Speak of the devil… build your own OpenCalais like supermachine

In line with my recent blog mentioning OpenCalais, the topic extraction tool, DBpedia, one of the awesome linked open data projects I’ve been using a bunch for Alive.cn, just released their own topic extraction tool, DBpedia Spotlight. If you are okay with downloading 9GB of Lucene indices and setting up their scripts, you can have your own self-hosted topic extraction tool. They basically open sourced something that is worth a lot of money in a previously relatively closed space.

What is topic extraction? Check this demo out and enter any block of text — say, a recent news article. The benefit of using DBpedia’s solution (besides it being free) is that it automatically ties topics back to their DBpedia topics which already have a huge storehouse of Wikipedia-derived linked open data.

The Man versus Machine Jeopardy Challenge

Jeopardy Feb. 14 2011 – Human vs Machine IBM Challenge Day 1 Part 1/2

It’s the probably the most public test of the advances in linked open structured data and semantic text analysis, I’m really following closely this tournament pitting IBM’s super-computer Watson against the two most successful Jeopardy champions.
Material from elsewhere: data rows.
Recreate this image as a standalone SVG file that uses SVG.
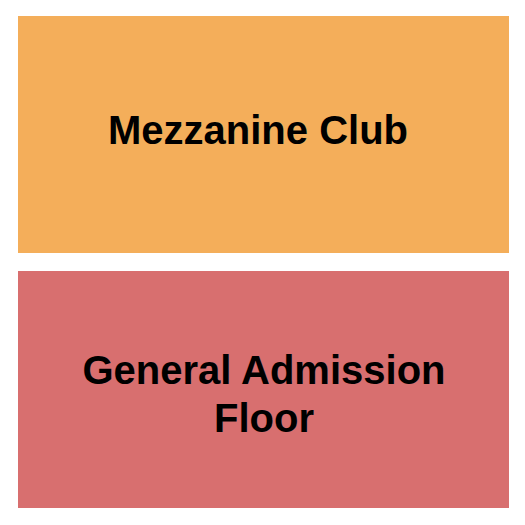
<svg xmlns="http://www.w3.org/2000/svg" width="525" height="525" viewBox="0 0 525 525">
<style>
.lbl{font-family:"Liberation Sans",Arial,sans-serif;font-weight:bold;font-size:40px;fill:#000;text-anchor:middle}
</style>
<rect width="525" height="525" fill="#fff"/>
<g id="mezzanine-club">
<rect x="18" y="16" width="491" height="237" fill="#F4AE5A"/>
<text class="lbl" x="258" y="144">Mezzanine Club</text>
</g>
<g id="general-admission-floor">
<rect x="18" y="271" width="491" height="237" fill="#D86F6F"/>
<text class="lbl" x="264" y="384">General Admission</text>
<text class="lbl" x="264" y="432">Floor</text>
</g>
<g id="connectors"/>
</svg>
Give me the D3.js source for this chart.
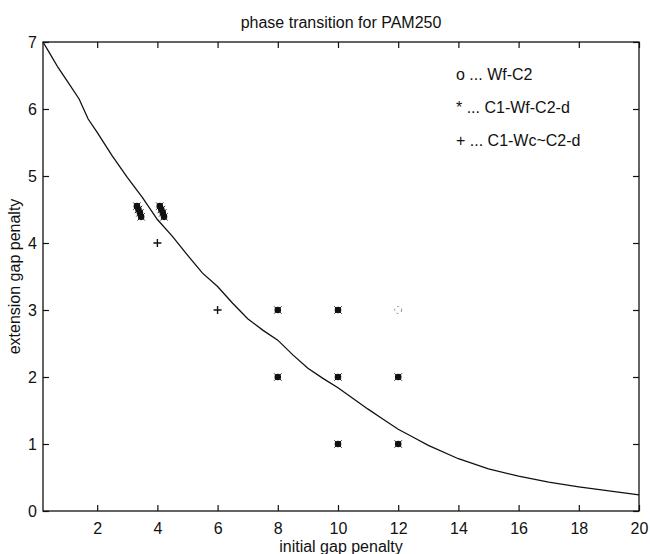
<!DOCTYPE html>
<html>
<head>
  <meta charset="utf-8">
  <title>phase transition for PAM250</title>
  <style>
    body { margin: 0; background: #fff; }
    text { font-family: "Liberation Sans", Arial, sans-serif; fill: #111; }
  </style>
</head>
<body>
<script src="https://cdnjs.cloudflare.com/ajax/libs/d3/7.8.5/d3.min.js"></script>
<script>
var W = 650, H = 554;
var margin = {top: 42, right: 11, bottom: 43, left: 43}; // plot box 43..639 x 42..511

// boundary curve (initial gap, extension gap)
var curveX = [0.2, 0.4, 0.7, 1.0, 1.4, 1.7, 2.0, 2.5, 3.0, 3.5, 4.0, 4.5, 5.0, 5.5, 6.0, 6.5,
              7.0, 7.5, 8.0, 8.5, 9.0, 9.5, 10.0, 10.5, 11.0, 11.5, 12.0, 12.5, 13.0, 14.0,
              15.0, 16.0, 17.0, 18.0, 19.0, 20.0];
var curveY = [7.0, 6.85, 6.62, 6.42, 6.15, 5.85, 5.65, 5.3, 4.98, 4.68, 4.35, 4.1, 3.82, 3.55,
              3.35, 3.1, 2.87, 2.7, 2.55, 2.33, 2.13, 1.98, 1.84, 1.68, 1.52, 1.37, 1.22, 1.1,
              0.98, 0.78, 0.63, 0.52, 0.43, 0.36, 0.3, 0.24];

// o ... Wf-C2
var circX = [12];
var circY = [3];
// * ... C1-Wf-C2-d
var starX = [8, 8, 10, 10, 10, 12, 12, 3.32, 3.37, 3.42, 3.46, 4.08, 4.13, 4.18, 4.22];
var starY = [3, 2, 3, 2, 1, 2, 1, 4.55, 4.5, 4.45, 4.39, 4.55, 4.5, 4.45, 4.39];
// + ... C1-Wc~C2-d
var plusX = [4, 6];
var plusY = [4, 3];

var xTicks = [2, 4, 6, 8, 10, 12, 14, 16, 18, 20];
var yTicks = [0, 1, 2, 3, 4, 5, 6, 7];
var legendLabels = ["o ... Wf-C2", "* ... C1-Wf-C2-d", "+ ... C1-Wc~C2-d"];

var iw = W - margin.left - margin.right, ih = H - margin.top - margin.bottom;

var svg = d3.select("body").append("svg")
  .attr("width", W)
  .attr("height", H);

var g = svg.append("g").attr("transform", "translate(" + margin.left + "," + margin.top + ")");

var x = d3.scaleLinear().domain([0.2, 20]).range([0, iw]);
var y = d3.scaleLinear().domain([0, 7]).range([ih, 0]);

// box
g.append("rect")
  .attr("width", iw).attr("height", ih)
  .attr("fill", "none").attr("stroke", "#111").attr("stroke-width", 1.3);

// axes, ticks pointing inward like matlab
function styleAxis(sel) {
  sel.select(".domain").remove();
  sel.selectAll("line").attr("stroke", "#111").attr("stroke-width", 1.2);
  sel.selectAll("text").style("font-size", "16px").attr("fill", "#111");
}
g.append("g").attr("transform", "translate(0," + ih + ")")
  .call(d3.axisBottom(x).tickValues(xTicks).tickSizeInner(-6).tickPadding(12).tickFormat(d3.format("d")))
  .call(styleAxis);
g.append("g")
  .call(d3.axisTop(x).tickValues(xTicks).tickSizeInner(-6).tickFormat(""))
  .call(styleAxis);
g.append("g")
  .call(d3.axisLeft(y).tickValues(yTicks).tickSizeInner(-6).tickPadding(6).tickFormat(d3.format("d")))
  .call(styleAxis);
g.append("g").attr("transform", "translate(" + iw + ",0)")
  .call(d3.axisRight(y).tickValues(yTicks).tickSizeInner(-6).tickFormat(""))
  .call(styleAxis);

// curve
var pts = curveX.map(function(d, i) { return [d, curveY[i]]; });
g.append("path")
  .datum(pts)
  .attr("fill", "none").attr("stroke", "#111").attr("stroke-width", 1.3)
  .attr("d", d3.line().x(function(d) { return x(d[0]); }).y(function(d) { return y(d[1]); }));

// markers
var starPts = starX.map(function(d, i) { return [d, starY[i]]; });
g.selectAll(".stard")
  .data(starPts)
  .enter().append("circle")
  .attr("cx", function(d) { return x(d[0]); })
  .attr("cy", function(d) { return y(d[1]); })
  .attr("r", 3.3).attr("fill", "#111");
g.selectAll(".starx")
  .data(starPts)
  .enter().append("path")
  .attr("transform", function(d) { return "translate(" + x(d[0]) + "," + y(d[1]) + ")"; })
  .attr("d", d3.symbol().type(d3.symbolTimes).size(36))
  .attr("fill", "none").attr("stroke", "#111").attr("stroke-width", 1);

g.selectAll(".plus")
  .data(plusX.map(function(d, i) { return [d, plusY[i]]; }))
  .enter().append("path")
  .attr("transform", function(d) { return "translate(" + x(d[0]) + "," + y(d[1]) + ")"; })
  .attr("d", "M-4,0H4M0,-4V4")
  .attr("stroke", "#111").attr("stroke-width", 1.4);

g.selectAll(".circ")
  .data(circX.map(function(d, i) { return [d, circY[i]]; }))
  .enter().append("circle")
  .attr("cx", function(d) { return x(d[0]); })
  .attr("cy", function(d) { return y(d[1]); })
  .attr("r", 3.5).attr("fill", "none").attr("stroke", "#888").attr("stroke-width", 1)
  .attr("stroke-dasharray", "2,3");

// legend (text only, like the original)
g.selectAll(".leg")
  .data(legendLabels)
  .enter().append("text")
  .attr("x", 413)
  .attr("y", function(d, i) { return 38 + i * 33; })
  .style("font-size", "16px")
  .text(function(d) { return d; });

// title and labels
svg.append("text")
  .attr("x", margin.left + iw / 2).attr("y", 28)
  .attr("text-anchor", "middle").style("font-size", "16px")
  .text("phase transition for PAM250");
svg.append("text")
  .attr("x", margin.left + iw / 2).attr("y", 552)
  .attr("text-anchor", "middle").style("font-size", "16px")
  .text("initial gap penalty");
svg.append("text")
  .attr("transform", "translate(20," + (margin.top + ih / 2) + ") rotate(-90)")
  .attr("text-anchor", "middle").style("font-size", "16px")
  .text("extension gap penalty");
</script>
</body>
</html>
I suspect that they’re using the same publicly available data sets that we’re using for constructing Alive.cn.

I wonder, however, why they chose to rely only on electronically fed questions rather than going the final mile and adding a voice recognition interface on top of the system. Voice recognition accuracy has gotten so good these days, but I wonder if the final few percentage mistakes makes a critical difference against the best human players.

There have been some other truly AMAZING projects in this field. Two I’d like to highlight:

  • Google Squared: This Google Labs experiment is an amazing mash-up of topic extraction and turning unstructured web data into structured data. Simply type in any category (example: “Chinese Emperors”) and it will bring you up a spreadsheet of items in that category and some properties. Next, you can add your own properties (“Inventions”) and it will automatically fill in the results using searched data from the web converted back into structured data. It’s truly one of the most remarkable things to come out of Google, but a bit more work on it (say, a voice recognition interface) and it could be a mainstream breakthrough.
  • OpenCalais Topic Extraction: Another semantic analysis tool that will pull out “topics” automatically and link them against linked open data. Try out the free demo and copy-and-paste a news article. After submitting the article, you’ll see it has linked together topics on the side automatically.

Like I’ve mentioned before, I feel that we’re right on the tipping point in the next several years where there will be advances in knowledge extraction and interpolation that will have a revolutionary effect on everything including how we interact with computing and having exponential advances on data forecasting. Projects like Wikipedia (an unstructured data source) are just the beginning.

P.S. My favorite comment about the Man versus Machine Jeopardy contest: “Why couldn’t they have programmed Watson to use the voice of Sean Connery?”